Todos nos vamos a morir. La vida tiene un comienzo y el cuerpo su final. ¿De qué sirve la fama cuando la memoria todo lo consume? ¿Qué importa el dinero si es incapaz de frenar el derrumbe mortal del tiempo? ¿Para qué reivindicar las diferencias si al expirar la materia se iguala? Vivimos cada uno de nuestros días cargando una eternidad que se descubre efímera cuando el filo de la sombría muerte pasa rozándonos el cuello. Los espejos son la ventana donde el simulacro se apropia de la realidad.

El poeta romano, Horacio, dijo en una de sus odas: «Pallida mors aequo pulsat pede pauperum tabernas regumque turres (La blanca muerte golpea con su pie y de igual manera las casas de los pobres y las torres de los reyes)»; no lo hemos entendido. Hoy se idolatra al yo. Hemos abandonado la dimensión clásica de los individuos únicos e irrepetibles por la de los hombres y mujeres producidos en serie, cosificados, engrandecidos y enfocados en lo absurdo y perenne; nuestros días dan más importancia al uso subjetivo de los geniales que a la resolución de la pobreza mundial y de las escasas, o nulas, condiciones de salubridad social. Las semillas del fruto del árbol de la ciencia, del bien y del mal se secaron sin que llegáramos a ser como dioses.

Los “oscurantistas” medievales reconocieron el absurdo del mundo y lo manifestaron en cientos de pinturas y grabados donde la muerte era su personaje central. Cuando la muerte se representaba misericordiosa y festiva la alegorización era llamada “danza macabra”, pero cuando era cruel y desgraciada se le llamaba “el triunfo de la muerte”. En las danzas, los seres humanos se reconocen como iguales y se reúnen a bailar con la muerte alrededor de las tumbas; pero cuando los individuos estaban enclaustrados en sí mismos, idolatrándose y viviendo egoístamente, entonces los triunfos de la muerte se manifestaban para aniquilar a todos por igual bajo una bandera sádica de torturas inacabables.

Entre los siglos XIV y XVI se publicaron tres poemas que representaban danzas macabras: uno francés, “La danza macabra del cementerio de los santos inocentes de París”; y dos españoles, “Danza general de la muerte” y “Las cortes de la muerte”. Sólo éste último tiene autor, los primeros dos son anónimos, como la muerte que llega y se va sin que nosotros sospechemos siquiera su paso.

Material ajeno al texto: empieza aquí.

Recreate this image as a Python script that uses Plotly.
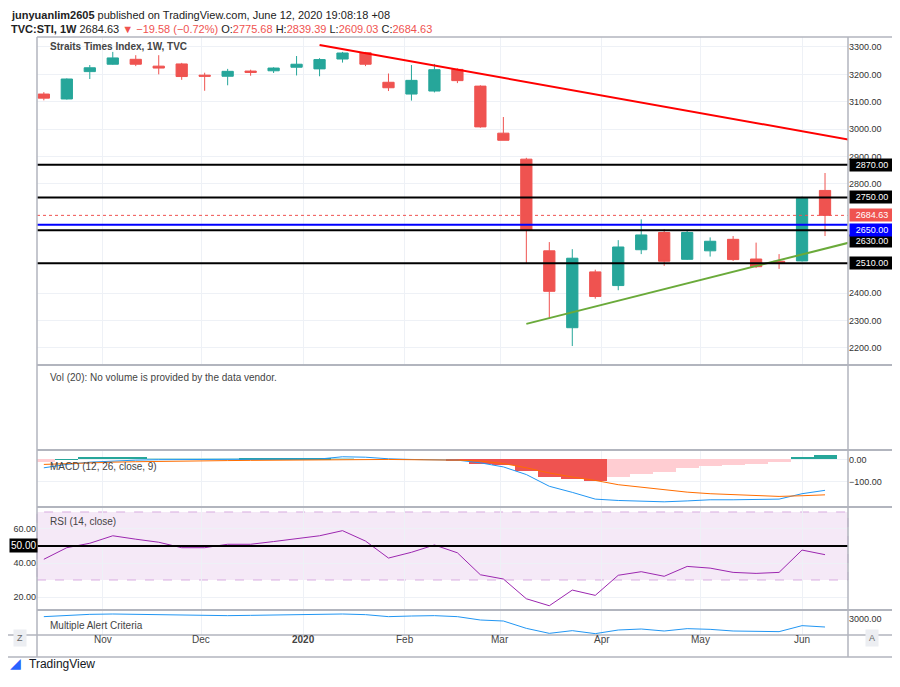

En los tres poemas el diálogo con la muerte es el tema central; en la “Danza general” la muerte habla así: «Yo soy la Muerte cierta a todas las criaturas que son y serán en el mundo durante. Demando y digo: ¡Oh, hombre!, ¿por qué cuidar de vida tan breve en momento pasante? Pues no hay tan fuerte ni recio gigante que de este mi arco se pueda amparar; conviene que mueras cuando lo dispare, con esta mi flecha cruel traspasante.»

La similitud entre Horacio y esta primera estrofa anónima es evidente, sin embargo, una enseñanza adicional se puede aprender del poema y es que la muerte nos hiere con sus flechas para hacernos morir. Aunque, lamentable, esta flecha no es tan dolorosa como aquella de plomo que dispara Eros y se transforma en un amor no correspondido. Qué dolor más grande para uno que ser despreciado por aquel a quien se ama. ¿Entonces qué flecha debemos evitar: aquella nos da la muerte en vida o la que nos hace la vida como la muerte?

Una reflexión más. Quia habemus finem, carpe diem (Porque tenemos final, aprovechemos el día). Visitar el sepulcro propio para danzar con la muerte o idolatrarse hasta ser torturados por la guadaña inmisericorde es decisión personal.